Anita Rée
Teresina, 1922-1925
Da Künstlerinnen in Deutschland bis 1919 eine akademische Ausbildung verwehrt war, hatte auch die Hamburgerin Anita Rée seit 1905 Unterricht an einer privaten Malschule genommen. Im Winter 1912/13 setzte sie ihre Studien in Paris fort, wo sie zahlreiche Museen und Galerien besuchte und sich vor allem für die Malerei Paul Cézannes begeisterte. Zurück in ihrer Heimatstadt etablierte sie sich erfolgreich als freie Künstlerin, wurde 1919 Gründungsmitglied der Hamburgischen Sezession und vernetzte sich mit anderen Künstlern und Künstlerinnen.

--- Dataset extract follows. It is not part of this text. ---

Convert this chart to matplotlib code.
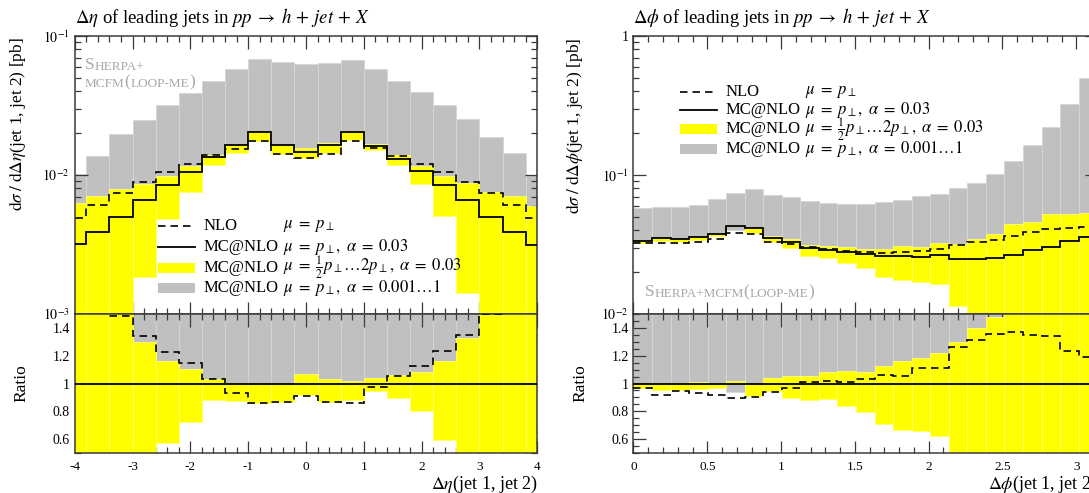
import numpy as np
import matplotlib
matplotlib.use('Agg')
import matplotlib.pyplot as plt
from matplotlib.ticker import MultipleLocator, LogLocator, NullFormatter, FormatStrFormatter
from matplotlib.patches import Rectangle
from matplotlib.lines import Line2D

plt.rcParams['font.family'] = ['Liberation Serif', 'DejaVu Serif']
plt.rcParams['mathtext.fontset'] = 'stix'
plt.rcParams['axes.unicode_minus'] = False

#=====================================
# data
#=====================================
# --- delta eta (21 bins of 0.4, centred on -4 ... 4)
eta_edges = np.linspace(-4.2, 4.2, 22)
eta_mc = [0.00321, 0.00389, 0.00501, 0.00664, 0.00851, 0.01051, 0.01346, 0.01652, 0.0203, 0.01637,
          0.01456, 0.01644, 0.0204, 0.0161, 0.0131, 0.0107, 0.00851, 0.0066, 0.00496, 0.00389, 0.00312]
eta_nlo = [0.0049, 0.0061, 0.00746, 0.00891, 0.01044, 0.01204, 0.01394, 0.01536, 0.0175, 0.0142,
           0.01326, 0.01427, 0.01756, 0.01567, 0.01379, 0.01203, 0.01048, 0.00888, 0.00743, 0.0061, 0.0049]
eta_yel_hi = [0.00625, 0.00706, 0.00798, 0.0086, 0.0099, 0.01159, 0.01388, 0.01652, 0.0203, 0.01637,
              0.01551, 0.01695, 0.0208, 0.01676, 0.01389, 0.0116, 0.00987, 0.00874, 0.00759, 0.0071, 0.006]
eta_yel_lo = [0.0005, 0.0005, 0.0005, 0.00184, 0.00484, 0.00759, 0.01184, 0.01446, 0.01746, 0.01416,
              0.01332, 0.0143, 0.01795, 0.01521, 0.01172, 0.00856, 0.00505, 0.00141, 0.0005, 0.0005, 0.0005]
eta_gray_hi = [0.0101, 0.0137, 0.0196, 0.025, 0.0317, 0.0391, 0.0477, 0.0576, 0.0684, 0.0647,
               0.0625, 0.064, 0.0672, 0.0579, 0.0472, 0.0394, 0.0321, 0.0254, 0.0187, 0.0143, 0.01]
eta_gray_lo = eta_mc

# --- delta phi (25 bins from 0 to pi)
phi_edges = np.linspace(0, np.pi, 26)
phi_mc = [0.0335, 0.035, 0.0344, 0.0356, 0.0374, 0.0429, 0.0418, 0.0352, 0.0331, 0.0298, 0.0287, 0.0279, 0.027,
          0.026, 0.0263, 0.0258, 0.0266, 0.0247, 0.0249, 0.0253, 0.0267, 0.0289, 0.0302, 0.0335, 0.0356]
phi_nlo = [0.0323, 0.0322, 0.0325, 0.0332, 0.0344, 0.0383, 0.0376, 0.0331, 0.0321, 0.0301, 0.0293, 0.0282, 0.0278,
           0.0275, 0.0278, 0.0286, 0.0295, 0.0312, 0.0327, 0.0343, 0.0365, 0.0389, 0.0406, 0.0414, 0.0423]
phi_yel_hi = [0.0335, 0.035, 0.0346, 0.036, 0.0376, 0.0438, 0.0418, 0.0365, 0.0349, 0.0314, 0.031, 0.0304, 0.0292,
              0.0293, 0.0306, 0.0305, 0.0324, 0.032, 0.0348, 0.0374, 0.0446, 0.0459, 0.0527, 0.0527, 0.0536]
phi_yel_lo = [0.0323, 0.0334, 0.0329, 0.0342, 0.0361, 0.0429, 0.038, 0.0332, 0.0297, 0.0262, 0.0254, 0.0234, 0.0215,
              0.0185, 0.0175, 0.017, 0.0165, 0.0114, 0.009, 0.005, 0.005, 0.005, 0.005, 0.005, 0.005]
phi_gray_hi = [0.0579, 0.0589, 0.0592, 0.0608, 0.0672, 0.0742, 0.0789, 0.0722, 0.0691, 0.0646, 0.0626, 0.0622, 0.0622,
               0.0636, 0.0661, 0.0703, 0.0727, 0.0802, 0.0875, 0.102, 0.127, 0.164, 0.221, 0.324, 0.496]
phi_gray_lo = [0.0335, 0.035, 0.0344, 0.0356, 0.0374, 0.0403, 0.0418, 0.0352, 0.0331, 0.0298, 0.0287, 0.0279, 0.027,
               0.026, 0.0263, 0.0258, 0.0266, 0.0247, 0.0249, 0.0253, 0.0267, 0.0289, 0.0302, 0.0335, 0.0356]

legend_rows = [('NLO', r'$\mu\;=\;p_\perp$'),
               ('MC@NLO', r'$\mu\;=\;p_\perp,\ \alpha\;=\;0.03$'),
               ('MC@NLO', r'$\mu\;=\;\frac{1}{2}p_\perp \ldots 2p_\perp,\ \alpha\;=\;0.03$'),
               ('MC@NLO', r'$\mu\;=\;p_\perp,\ \alpha\;=\;0.001\ldots1$')]

YEL = '#ffff00'
GRAY = '#c0c0c0'
FRAME = '#3a3a3a'
DASH = (0, (4.5, 3))


# -------------------------
# helpers
# -------------------------
def bands(edges, lo, hi, scale):
    w = np.diff(edges)
    lo = np.asarray(lo) / scale
    hi = np.asarray(hi) / scale
    return edges[:-1], w, lo, hi - lo


def draw_hist(ax, edges, mc, nlo, ylo, yhi, glo, ghi, scale):
    x, w, b, h = bands(edges, glo, ghi, scale)
    ax.bar(x, h, bottom=b, width=w, align='edge', color=GRAY, edgecolor='#d6d6d6', lw=0.6, zorder=1)
    x, w, b, h = bands(edges, ylo, yhi, scale)
    ax.bar(x, h, bottom=b, width=w, align='edge', color=YEL, edgecolor='#ffff70', lw=0.6, zorder=2)
    ax.stairs(np.asarray(mc) / scale, edges, baseline=None, color='k', lw=1.3, zorder=4)
    ax.stairs(np.asarray(nlo) / scale, edges, baseline=None, color='k', lw=1.2, ls=DASH, zorder=3)


def style(ax, xmaj, xmin):
    ax.xaxis.set_major_locator(MultipleLocator(xmaj))
    ax.xaxis.set_minor_locator(MultipleLocator(xmin))
    ax.tick_params(which='both', direction='in', top=True, right=True, colors=FRAME,
                   labelcolor='k', labelsize=10)
    ax.tick_params(which='major', length=9, width=0.9)
    ax.tick_params(which='minor', length=4.5, width=0.9)
    for s in ax.spines.values():
        s.set_color(FRAME)
        s.set_linewidth(1.1)


def small_caps(ax, x, y, parts, color='#a8a8a8'):
    # parts: list of (text, size) chained left to right
    t = ax.text(x, y, parts[0][0], transform=ax.transAxes, fontsize=parts[0][1], color=color,
                ha='left', va='baseline', zorder=6)
    for txt, size in parts[1:]:
        t = ax.annotate(txt, xy=(1, 0), xycoords=t, fontsize=size, color=color,
                        ha='left', va='bottom', zorder=6)
    return t


def legend(ax, hx0, hx1, tx, mx, rows_y):
    for (name, math), y, kind in zip(legend_rows, rows_y, ['dash', 'line', 'yel', 'gray']):
        if kind == 'dash':
            ax.add_line(Line2D([hx0, hx1], [y, y], transform=ax.transAxes, color='k', lw=1.2, ls=DASH, zorder=7))
        elif kind == 'line':
            ax.add_line(Line2D([hx0, hx1], [y, y], transform=ax.transAxes, color='k', lw=1.3, zorder=7))
        else:
            ax.add_patch(Rectangle((hx0, y - 0.018), hx1 - hx0, 0.036, transform=ax.transAxes,
                                   color=YEL if kind == 'yel' else GRAY, lw=0, zorder=7))
        ax.text(tx, y, name, transform=ax.transAxes, fontsize=12, va='center', ha='left', zorder=7)
        ax.text(mx, y, math, transform=ax.transAxes, fontsize=12, va='center', ha='left', zorder=7)


# -------------------------
# figure
# -------------------------
fig = plt.figure(figsize=(10.89, 4.93), dpi=100)

panels = [
    dict(left=0.0686, width=0.4248, edges=eta_edges, mc=eta_mc, nlo=eta_nlo, ylo=eta_yel_lo, yhi=eta_yel_hi,
         glo=eta_gray_lo, ghi=eta_gray_hi, xlim=(-4, 4), ylim=(1e-3, 1e-1), xmaj=1, xmin=0.2,
         yticks=[1e-3, 1e-2, 1e-1], ylabels=['$10^{-3}$', '$10^{-2}$', '$10^{-1}$'],
         title=r'$\Delta\eta$ of leading jets in $pp\;\rightarrow\;h\,+\,jet\,+\,X$',
         ylab=r'$\mathrm{d}\sigma\;/\;\mathrm{d}\Delta\eta$(jet 1, jet 2) [pb]',
         xlab=r'$\Delta\eta$(jet 1, jet 2)', ylab_x=-0.123, ratio_x=-0.116,
         leg=(0.180, 0.260, 0.2795, 0.4503, [0.318, 0.242, 0.166, 0.092])),
    dict(left=0.5817, width=0.4258, edges=phi_edges, mc=phi_mc, nlo=phi_nlo, ylo=phi_yel_lo, yhi=phi_yel_hi,
         glo=phi_gray_lo, ghi=phi_gray_hi, xlim=(0, np.pi), ylim=(1e-2, 1), xmaj=0.5, xmin=0.1,
         yticks=[1e-2, 1e-1, 1], ylabels=['$10^{-2}$', '$10^{-1}$', '1'],
         title=r'$\Delta\phi$ of leading jets in $pp\;\rightarrow\;h\,+\,jet\,+\,X$',
         ylab=r'$\mathrm{d}\sigma\;/\;\mathrm{d}\Delta\phi$(jet 1, jet 2) [pb]',
         xlab=r'$\Delta\phi$(jet 1, jet 2)', ylab_x=-0.127, ratio_x=-0.115,
         leg=(0.100, 0.180, 0.1995, 0.3697, [0.799, 0.732, 0.664, 0.594])),
]

for i, p in enumerate(panels):
    ax = fig.add_axes([p['left'], 0.3631, p['width'], 0.5639])
    axr = fig.add_axes([p['left'], 0.0811, p['width'], 0.2820], sharex=ax)

    draw_hist(ax, p['edges'], p['mc'], p['nlo'], p['ylo'], p['yhi'], p['glo'], p['ghi'], 1.0)
    mc = np.asarray(p['mc'])
    draw_hist(axr, p['edges'], p['mc'], p['nlo'], p['ylo'], p['yhi'], p['glo'], p['ghi'], mc)

    ax.set_yscale('log')
    ax.set_xlim(*p['xlim'])
    ax.set_ylim(*p['ylim'])
    axr.set_ylim(0.5, 1.5)
    style(ax, p['xmaj'], p['xmin'])
    style(axr, p['xmaj'], p['xmin'])
    ax.yaxis.set_major_locator(LogLocator(base=10))
    ax.yaxis.set_minor_locator(LogLocator(base=10, subs=np.arange(2, 10)))
    ax.yaxis.set_minor_formatter(NullFormatter())
    ax.set_yticks(p['yticks'], p['ylabels'])
    ax.tick_params(axis='x', labelbottom=False)
    axr.yaxis.set_major_locator(MultipleLocator(0.2))
    axr.yaxis.set_minor_locator(MultipleLocator(0.05))
    axr.set_yticks([0.6, 0.8, 1.0, 1.2, 1.4], ['0.6', '0.8', '1', '1.2', '1.4'])
    axr.xaxis.set_major_formatter(FormatStrFormatter('%g'))
    axr.tick_params(axis='x', pad=6, labelsize=9.5)

    # labels
    ax.text(0.0, 1.068, p['title'], transform=ax.transAxes, fontsize=13.5, ha='left', va='center')
    ax.text(p['ylab_x'], 0.995, p['ylab'], transform=ax.transAxes, fontsize=12.5, rotation=90,
            ha='center', va='top')
    axr.text(p['ratio_x'], 0.5, 'Ratio', transform=axr.transAxes, fontsize=12.5, rotation=90,
             ha='center', va='center')
    axr.text(1.0, -0.225, p['xlab'], transform=axr.transAxes, fontsize=13, ha='right', va='center')

    legend(ax, *p['leg'])

    if i == 0:
        small_caps(ax, 0.022, 0.88, [('S', 12.5), ('HERPA+', 9.5)])
        small_caps(ax, 0.022, 0.815, [('MCFM', 9.5), ('(', 12.5), ('LOOP-ME', 9.5), (')', 12.5)])
    else:
        small_caps(ax, 0.024, 0.065, [('S', 12.5), ('HERPA+MCFM', 9.5), ('(', 12.5), ('LOOP-ME', 9.5),
                                      (')', 12.5)])

fig.savefig('out.png', dpi=100)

Von 1922 an lebte Rée in Positano an der italienischen Amalfiküste. Sie hielt sich nicht als einzige Deutsche in Italien auf, gerade Positano war in den 1920er-Jahren zu einem beliebten Treffpunkt für Schriftsteller*innen und für Maler*innen der Neuen Sachlichkeit geworden. Nach dem Ersten Weltkrieg, den noch das Pathos des Expressionismus begleitet hatte, suchte man jetzt eine klare, nüchterne Bildsprache und orientierte sich dabei auch an der italienischen Frührenaissance. Wie zuvor die Alten Meister strebten die Modernen detailreiche Darstellungen, ausgewogene Kompositionen und plastische Figuren vor flächigen Gründen an.
In dem idyllischen Fischerdorf zeichnete und malte Rée neben vielen Landschaftsbildern auch zahlreiche Porträts; nicht zuletzt dank ihrer wachsenden Sprachkenntnisse war sie vor Ort gut integriert. Für eines ihrer bekanntesten Bildnisse platzierte sie das Nachbarskind Teresina in einem blaugrün gestreiften Sommerkleid vor violett blühenden Bananenstauden mit großen Blättern und legte ihr leuchtend gelbe Zitronen in den Schoß. In ruhiger Eintracht mit seiner Umgebung erscheint das skulptural wirkende Mädchen als Gleichnis des mediterranen Südens.
Nachdem Anita Rée Ende 1925 in die Hansestadt zurückgekehrt war, stellte sie gleich im Januar 1926 ihre »Bilder aus Positano« in der Galerie Commeter aus. Sie wurden begeistert aufgenommen und gingen nicht nur in private Sammlungen ein: Für die Hamburger Kunsthalle erwarb Direktor Gustav Pauli "Teresina" und erweiterte damit die bestehende Gruppe an Werken Rées um ein sechstes Gemälde.